[Written problem]:
Can you retype every record below exactly as written?

Source code of charts:
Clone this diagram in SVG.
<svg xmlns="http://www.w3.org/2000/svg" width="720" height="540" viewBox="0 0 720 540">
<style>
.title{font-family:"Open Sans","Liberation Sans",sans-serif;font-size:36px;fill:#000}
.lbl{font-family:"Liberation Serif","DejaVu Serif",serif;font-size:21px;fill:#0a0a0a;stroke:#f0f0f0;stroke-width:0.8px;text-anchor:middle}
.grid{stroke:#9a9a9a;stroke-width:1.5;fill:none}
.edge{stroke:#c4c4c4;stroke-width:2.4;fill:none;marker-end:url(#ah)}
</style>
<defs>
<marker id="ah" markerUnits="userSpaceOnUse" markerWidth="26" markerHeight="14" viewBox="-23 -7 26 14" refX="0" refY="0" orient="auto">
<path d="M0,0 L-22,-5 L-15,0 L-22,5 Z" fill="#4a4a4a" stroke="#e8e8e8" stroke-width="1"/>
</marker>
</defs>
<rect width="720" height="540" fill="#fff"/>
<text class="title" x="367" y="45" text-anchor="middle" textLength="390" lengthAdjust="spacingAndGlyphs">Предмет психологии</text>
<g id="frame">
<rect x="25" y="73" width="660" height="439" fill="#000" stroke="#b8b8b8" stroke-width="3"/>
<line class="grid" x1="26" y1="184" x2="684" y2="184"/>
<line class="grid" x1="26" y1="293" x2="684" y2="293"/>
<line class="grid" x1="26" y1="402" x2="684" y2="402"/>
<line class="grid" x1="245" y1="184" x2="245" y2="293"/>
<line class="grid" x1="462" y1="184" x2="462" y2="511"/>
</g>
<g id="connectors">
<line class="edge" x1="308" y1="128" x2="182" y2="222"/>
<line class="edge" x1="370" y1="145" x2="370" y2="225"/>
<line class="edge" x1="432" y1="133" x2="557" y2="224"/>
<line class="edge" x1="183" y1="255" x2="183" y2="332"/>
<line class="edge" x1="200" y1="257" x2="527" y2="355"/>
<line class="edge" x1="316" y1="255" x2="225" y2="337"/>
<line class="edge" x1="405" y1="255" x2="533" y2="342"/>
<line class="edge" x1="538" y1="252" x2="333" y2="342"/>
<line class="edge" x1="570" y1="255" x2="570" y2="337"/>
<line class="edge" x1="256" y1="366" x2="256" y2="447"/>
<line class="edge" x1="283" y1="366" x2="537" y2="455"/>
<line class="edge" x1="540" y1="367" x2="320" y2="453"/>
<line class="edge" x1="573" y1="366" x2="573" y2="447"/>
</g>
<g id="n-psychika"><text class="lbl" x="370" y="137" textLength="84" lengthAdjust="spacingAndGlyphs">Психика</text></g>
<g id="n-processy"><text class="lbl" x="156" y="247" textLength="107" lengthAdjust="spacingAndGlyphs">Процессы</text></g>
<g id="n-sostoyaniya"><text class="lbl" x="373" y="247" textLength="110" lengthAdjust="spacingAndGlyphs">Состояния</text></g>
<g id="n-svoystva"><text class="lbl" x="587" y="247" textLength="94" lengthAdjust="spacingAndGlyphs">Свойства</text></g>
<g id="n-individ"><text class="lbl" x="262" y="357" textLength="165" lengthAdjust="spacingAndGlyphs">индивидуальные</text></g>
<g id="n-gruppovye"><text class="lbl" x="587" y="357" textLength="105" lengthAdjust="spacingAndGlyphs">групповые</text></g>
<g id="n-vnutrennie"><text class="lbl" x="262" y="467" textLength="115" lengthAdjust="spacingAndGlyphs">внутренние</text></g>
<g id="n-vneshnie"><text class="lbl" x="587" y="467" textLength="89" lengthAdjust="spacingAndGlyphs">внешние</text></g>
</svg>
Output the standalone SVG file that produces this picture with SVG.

[Right answer]:
Clone this diagram in SVG.
<svg xmlns="http://www.w3.org/2000/svg" width="720" height="540" viewBox="0 0 720 540">
<style>
.title{font-family:"Open Sans","Liberation Sans",sans-serif;font-size:36px;fill:#000}
.lbl{font-family:"Liberation Serif","DejaVu Serif",serif;font-size:21px;fill:#0a0a0a;stroke:#f0f0f0;stroke-width:0.8px;text-anchor:middle}
.grid{stroke:#9a9a9a;stroke-width:1.5;fill:none}
.edge{stroke:#c4c4c4;stroke-width:2.4;fill:none;marker-end:url(#ah)}
</style>
<defs>
<marker id="ah" markerUnits="userSpaceOnUse" markerWidth="26" markerHeight="14" viewBox="-23 -7 26 14" refX="0" refY="0" orient="auto">
<path d="M0,0 L-22,-5 L-15,0 L-22,5 Z" fill="#4a4a4a" stroke="#e8e8e8" stroke-width="1"/>
</marker>
</defs>
<rect width="720" height="540" fill="#fff"/>
<text class="title" x="367" y="45" text-anchor="middle" textLength="390" lengthAdjust="spacingAndGlyphs">Предмет психологии</text>
<g id="frame">
<rect x="25" y="73" width="660" height="439" fill="#000" stroke="#b8b8b8" stroke-width="3"/>
<line class="grid" x1="26" y1="184" x2="684" y2="184"/>
<line class="grid" x1="26" y1="293" x2="684" y2="293"/>
<line class="grid" x1="26" y1="402" x2="684" y2="402"/>
<line class="grid" x1="245" y1="184" x2="245" y2="293"/>
<line class="grid" x1="462" y1="184" x2="462" y2="511"/>
</g>
<g id="connectors">
<line class="edge" x1="308" y1="128" x2="182" y2="222"/>
<line class="edge" x1="370" y1="145" x2="370" y2="225"/>
<line class="edge" x1="432" y1="133" x2="557" y2="224"/>
<line class="edge" x1="183" y1="255" x2="183" y2="332"/>
<line class="edge" x1="200" y1="257" x2="527" y2="355"/>
<line class="edge" x1="316" y1="255" x2="225" y2="337"/>
<line class="edge" x1="405" y1="255" x2="533" y2="342"/>
<line class="edge" x1="538" y1="252" x2="333" y2="342"/>
<line class="edge" x1="570" y1="255" x2="570" y2="337"/>
<line class="edge" x1="256" y1="366" x2="256" y2="447"/>
<line class="edge" x1="283" y1="366" x2="537" y2="455"/>
<line class="edge" x1="540" y1="367" x2="320" y2="453"/>
<line class="edge" x1="573" y1="366" x2="573" y2="447"/>
</g>
<g id="n-psychika"><text class="lbl" x="370" y="137" textLength="84" lengthAdjust="spacingAndGlyphs">Психика</text></g>
<g id="n-processy"><text class="lbl" x="156" y="247" textLength="107" lengthAdjust="spacingAndGlyphs">Процессы</text></g>
<g id="n-sostoyaniya"><text class="lbl" x="373" y="247" textLength="110" lengthAdjust="spacingAndGlyphs">Состояния</text></g>
<g id="n-svoystva"><text class="lbl" x="587" y="247" textLength="94" lengthAdjust="spacingAndGlyphs">Свойства</text></g>
<g id="n-individ"><text class="lbl" x="262" y="357" textLength="165" lengthAdjust="spacingAndGlyphs">индивидуальные</text></g>
<g id="n-gruppovye"><text class="lbl" x="587" y="357" textLength="105" lengthAdjust="spacingAndGlyphs">групповые</text></g>
<g id="n-vnutrennie"><text class="lbl" x="262" y="467" textLength="115" lengthAdjust="spacingAndGlyphs">внутренние</text></g>
<g id="n-vneshnie"><text class="lbl" x="587" y="467" textLength="89" lengthAdjust="spacingAndGlyphs">внешние</text></g>
</svg>
Output the standalone SVG file that produces this picture with SVG.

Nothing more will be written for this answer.